そして、そうした福音伝道にたずさわる人たちを支えるのが、多くの各地のキリスト者たちであり、互いにキリストの愛をもって愛し合うことこそが、そうした神のご意志にかなうことであるからこそ、彼は、献金を持っていくということにも驚くべき情熱をもってしたのである。
このことは、ヨハネによる福音書において、主イエスがその最後の夕食において繰り返し教えたこと、「互いに愛し合え」という精神に通じることである。

…あなたがたに新しい掟を与える。互いに愛し合いなさい。わたしがあなたがたを愛したように、あなたがたも互いに愛し合いなさい。
互いに愛し合うならば、それによってあなたがたがわたしの弟子であることを、皆が知るようになる。
(ヨハネ13の34〜35)

パウロが目指したように、キリスト者同士が主にある愛をもってすることによって、キリストの弟子であることが証しされ、キリストへと人々がいっそう心を向けるようになるというのである。
互いに愛し合うのは、人間的な感情にひたるためではない。それは愛し合う当事者も、その人たちの周囲にいるまだキリストのことを信じられない人たちにも、キリストを仰ぐようになり、キリストへの方向転換をうながすためなのである。
さらに、ヨハネの手紙には次ぎのように記されている。

…わたしたちが互いに愛し合うならば、神はわたしたちの内にとどまってくださり、神の愛がわたしたちの内で全うされる。(Tヨハネ 4の12)

キリストの愛をもって愛し合うときには、神が私たちの交流のうちに、さらに一人一人のうちにも留まって下さるゆえに、その神が私たちに敵対する闇の勢力にも勝利して下さる。
そしてさらに、福音が前進していき、苦しみにある人たちの魂に届いていくのである。
分かち合う、神からいただいたものを、主にある愛によって分かち合うということ―それはここで述べられている様な献金であったり、それを命がけで持っていこうとする行動であったり、あるいはパウロの書いた手紙が聖書となって強い力を発揮するようになったが、こうしたキリストに関する文書、現代ならば、賛美の録音(CD、テープ)、絵画、写真、手紙…そして目に見えないものとしての祈り…こうしたものを絶えず分かち合おうとする心こそが、福音を希望のない魂に届けることのために、神が用いて下さるのである。
私自身も、矢内原忠雄(*)という一人の人物が、みずからを決定的に変えた福音の力を何とかして分かとうとして書いた一冊の本によって、私はキリストの福音を知った。

(*)1893〜1961年。

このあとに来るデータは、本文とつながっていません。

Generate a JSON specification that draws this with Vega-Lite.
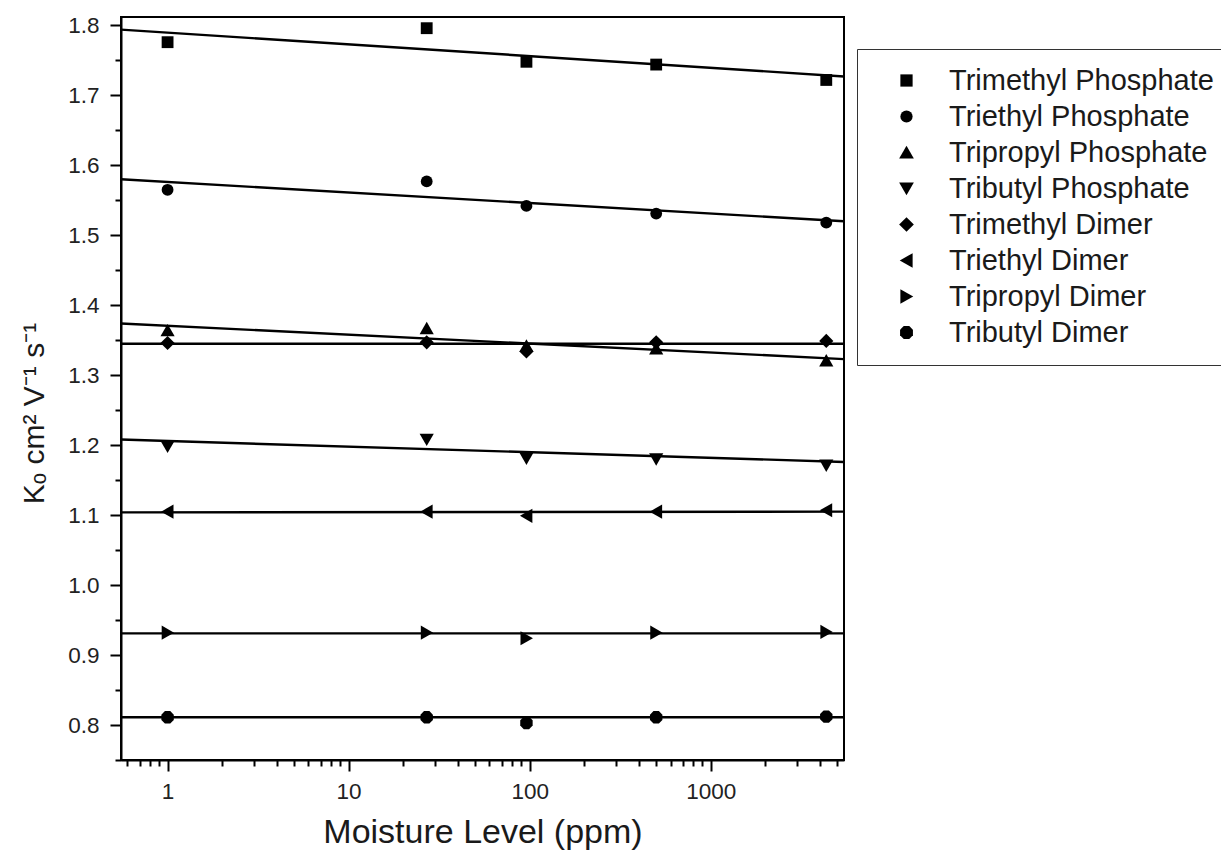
{
  "$schema": "https://vega.github.io/schema/vega-lite/v6.json",
  "autosize": {"type": "none"},
  "padding": {"left": 121, "top": 17, "right": 377, "bottom": 99},
  "width": 723,
  "height": 743,
  "background": "white",
  "config": {
    "view": {"stroke": "black", "strokeWidth": 2},
    "font": "Liberation Sans",
    "axis": {
      "domainColor": "black",
      "domainWidth": 2,
      "tickColor": "black",
      "tickWidth": 2,
      "grid": false,
      "labelFont": "Liberation Sans",
      "labelFontSize": 22.5,
      "labelColor": "#222222",
      "titleFont": "Liberation Sans",
      "titleColor": "#1a1a1a",
      "titleFontWeight": "normal",
      "labelOverlap": false,
      "labelFlush": false
    },
    "legend": {
      "labelFont": "Liberation Sans",
      "labelFontSize": 29,
      "labelColor": "#1a1a1a"
    }
  },
  "datasets": {
    "fits": [
      {"series": "Trimethyl Phosphate", "ppm": 0.553, "k0": 1.794},
      {"series": "Trimethyl Phosphate", "ppm": 5450, "k0": 1.727},
      {"series": "Triethyl Phosphate", "ppm": 0.553, "k0": 1.580},
      {"series": "Triethyl Phosphate", "ppm": 5450, "k0": 1.520},
      {"series": "Tripropyl Phosphate", "ppm": 0.553, "k0": 1.374},
      {"series": "Tripropyl Phosphate", "ppm": 5450, "k0": 1.323},
      {"series": "Tributyl Phosphate", "ppm": 0.553, "k0": 1.208},
      {"series": "Tributyl Phosphate", "ppm": 5450, "k0": 1.176},
      {"series": "Trimethyl Dimer", "ppm": 0.553, "k0": 1.345},
      {"series": "Trimethyl Dimer", "ppm": 5450, "k0": 1.345},
      {"series": "Triethyl Dimer", "ppm": 0.553, "k0": 1.104},
      {"series": "Triethyl Dimer", "ppm": 5450, "k0": 1.105},
      {"series": "Tripropyl Dimer", "ppm": 0.553, "k0": 0.931},
      {"series": "Tripropyl Dimer", "ppm": 5450, "k0": 0.931},
      {"series": "Tributyl Dimer", "ppm": 0.553, "k0": 0.811},
      {"series": "Tributyl Dimer", "ppm": 5450, "k0": 0.811}
    ],
    "points": [
      {"series": "Trimethyl Phosphate", "ppm": 1, "k0": 1.776},
      {"series": "Trimethyl Phosphate", "ppm": 27, "k0": 1.796},
      {"series": "Trimethyl Phosphate", "ppm": 96, "k0": 1.748},
      {"series": "Trimethyl Phosphate", "ppm": 500, "k0": 1.744},
      {"series": "Trimethyl Phosphate", "ppm": 4350, "k0": 1.722},
      {"series": "Triethyl Phosphate", "ppm": 1, "k0": 1.565},
      {"series": "Triethyl Phosphate", "ppm": 27, "k0": 1.577},
      {"series": "Triethyl Phosphate", "ppm": 96, "k0": 1.542},
      {"series": "Triethyl Phosphate", "ppm": 500, "k0": 1.531},
      {"series": "Triethyl Phosphate", "ppm": 4350, "k0": 1.518},
      {"series": "Tripropyl Phosphate", "ppm": 1, "k0": 1.364},
      {"series": "Tripropyl Phosphate", "ppm": 27, "k0": 1.367},
      {"series": "Tripropyl Phosphate", "ppm": 96, "k0": 1.342},
      {"series": "Tripropyl Phosphate", "ppm": 500, "k0": 1.338},
      {"series": "Tripropyl Phosphate", "ppm": 4350, "k0": 1.321},
      {"series": "Tributyl Phosphate", "ppm": 1, "k0": 1.198},
      {"series": "Tributyl Phosphate", "ppm": 27, "k0": 1.208},
      {"series": "Tributyl Phosphate", "ppm": 96, "k0": 1.181},
      {"series": "Tributyl Phosphate", "ppm": 500, "k0": 1.180},
      {"series": "Tributyl Phosphate", "ppm": 4350, "k0": 1.171},
      {"series": "Trimethyl Dimer", "ppm": 1, "k0": 1.346},
      {"series": "Trimethyl Dimer", "ppm": 27, "k0": 1.347},
      {"series": "Trimethyl Dimer", "ppm": 96, "k0": 1.334},
      {"series": "Trimethyl Dimer", "ppm": 500, "k0": 1.347},
      {"series": "Trimethyl Dimer", "ppm": 4350, "k0": 1.349},
      {"series": "Triethyl Dimer", "ppm": 1, "k0": 1.105},
      {"series": "Triethyl Dimer", "ppm": 27, "k0": 1.105},
      {"series": "Triethyl Dimer", "ppm": 96, "k0": 1.099},
      {"series": "Triethyl Dimer", "ppm": 500, "k0": 1.105},
      {"series": "Triethyl Dimer", "ppm": 4350, "k0": 1.107},
      {"series": "Tripropyl Dimer", "ppm": 1, "k0": 0.932},
      {"series": "Tripropyl Dimer", "ppm": 27, "k0": 0.932},
      {"series": "Tripropyl Dimer", "ppm": 96, "k0": 0.924},
      {"series": "Tripropyl Dimer", "ppm": 500, "k0": 0.932},
      {"series": "Tripropyl Dimer", "ppm": 4350, "k0": 0.933},
      {"series": "Tributyl Dimer", "ppm": 1, "k0": 0.811},
      {"series": "Tributyl Dimer", "ppm": 27, "k0": 0.811},
      {"series": "Tributyl Dimer", "ppm": 96, "k0": 0.803},
      {"series": "Tributyl Dimer", "ppm": 500, "k0": 0.811},
      {"series": "Tributyl Dimer", "ppm": 4350, "k0": 0.812}
    ]
  },
  "encoding": {
    "x": {
      "field": "ppm",
      "type": "quantitative",
      "scale": {"type": "log", "domain": [0.553, 5450], "nice": false},
      "axis": {
        "title": "Moisture Level (ppm)",
        "titleFontSize": 34,
        "titlePadding": 13,
        "labelPadding": 9,
        "values": [0.6, 0.7, 0.8, 0.9, 1, 2, 3, 4, 5, 6, 7, 8, 9, 10, 20, 30, 40, 50, 60, 70, 80, 90, 100, 200, 300, 400, 500, 600, 700, 800, 900, 1000, 2000, 3000, 4000, 5000],
        "tickSize": {"condition": {"test": "abs(log(datum.value)/LN10 - round(log(datum.value)/LN10)) < 0.001", "value": 11}, "value": 6},
        "labelExpr": "abs(log(datum.value)/LN10 - round(log(datum.value)/LN10)) < 0.001 ? format(datum.value, 'd') : ''"
      }
    },
    "y": {
      "field": "k0",
      "type": "quantitative",
      "scale": {"domain": [0.75, 1.812], "nice": false, "zero": false},
      "axis": {
        "title": "Kₒ cm² V⁻¹ s⁻¹",
        "titleFontSize": 30,
        "titleAngle": -90,
        "titleAlign": "center",
        "titleBaseline": "alphabetic",
        "titleX": -78,
        "titleY": 396,
        "labelPadding": 11,
        "values": [0.75, 0.8, 0.85, 0.9, 0.95, 1.0, 1.05, 1.1, 1.15, 1.2, 1.25, 1.3, 1.35, 1.4, 1.45, 1.5, 1.55, 1.6, 1.65, 1.7, 1.75, 1.8],
        "tickSize": {"condition": {"test": "abs(datum.value*10 - round(datum.value*10)) < 0.001", "value": 11}, "value": 6},
        "labelExpr": "abs(datum.value*10 - round(datum.value*10)) < 0.001 ? format(datum.value, '.1f') : ''"
      }
    }
  },
  "layer": [
    {
      "data": {"name": "fits"},
      "mark": {"type": "line", "color": "black", "strokeWidth": 2.4, "clip": true},
      "encoding": {"detail": {"field": "series"}}
    },
    {
      "data": {"name": "points"},
      "mark": {"type": "point", "filled": true, "color": "black", "opacity": 1, "size": 140, "strokeWidth": 0},
      "encoding": {
        "shape": {
          "field": "series",
          "type": "nominal",
          "scale": {
            "domain": ["Trimethyl Phosphate", "Triethyl Phosphate", "Tripropyl Phosphate", "Tributyl Phosphate", "Trimethyl Dimer", "Triethyl Dimer", "Tripropyl Dimer", "Tributyl Dimer"],
            "range": ["square", "circle", "M0,-1.1L1.2,1L-1.2,1Z", "M0,1.1L1.2,-1L-1.2,-1Z", "M0,-1.2L1.2,0L0,1.2L-1.2,0Z", "M-1.1,0L1,-1.2L1,1.2Z", "M1.1,0L-1,-1.2L-1,1.2Z", "M-0.45,-1.05L0.45,-1.05L1.05,-0.45L1.05,0.45L0.45,1.05L-0.45,1.05L-1.05,0.45L-1.05,-0.45Z"]
          },
          "legend": {
            "title": null,
            "orient": "none",
            "legendX": 736,
            "legendY": 32,
            "padding": 17,
            "symbolOffset": 18,
            "labelOffset": 28,
            "rowPadding": 6,
            "symbolSize": 150,
            "symbolFillColor": "black",
            "symbolStrokeWidth": 0,
            "strokeColor": "#333333",
            "fillColor": "white",
            "labelLimit": 400
          }
        }
      }
    }
  ]
}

愛媛県今治市生まれ。旧制高校時代に、新渡戸稲造、内村鑑三の深い影響を受けてキリスト者となる。後、東京帝大教授。1937年、雑誌や講演で戦争批判をしたために、大学を追われる。戦後復帰し、東大総長となる。

たしかに、矢内原のその主にある愛によって私は福音を知らされたといえる。未知の人、暗闇にある人への彼の愛を神が用いられたのであった。
このようにして、キリストの福音は二千年間、伝えられてきた。
今日の不安定な世界に本当の平安と力を与えるものは、やはりこのキリストの福音であり、私たちの小さき働きを、主が用いて下さって福音の前進につながるようにと願わずにはいられない。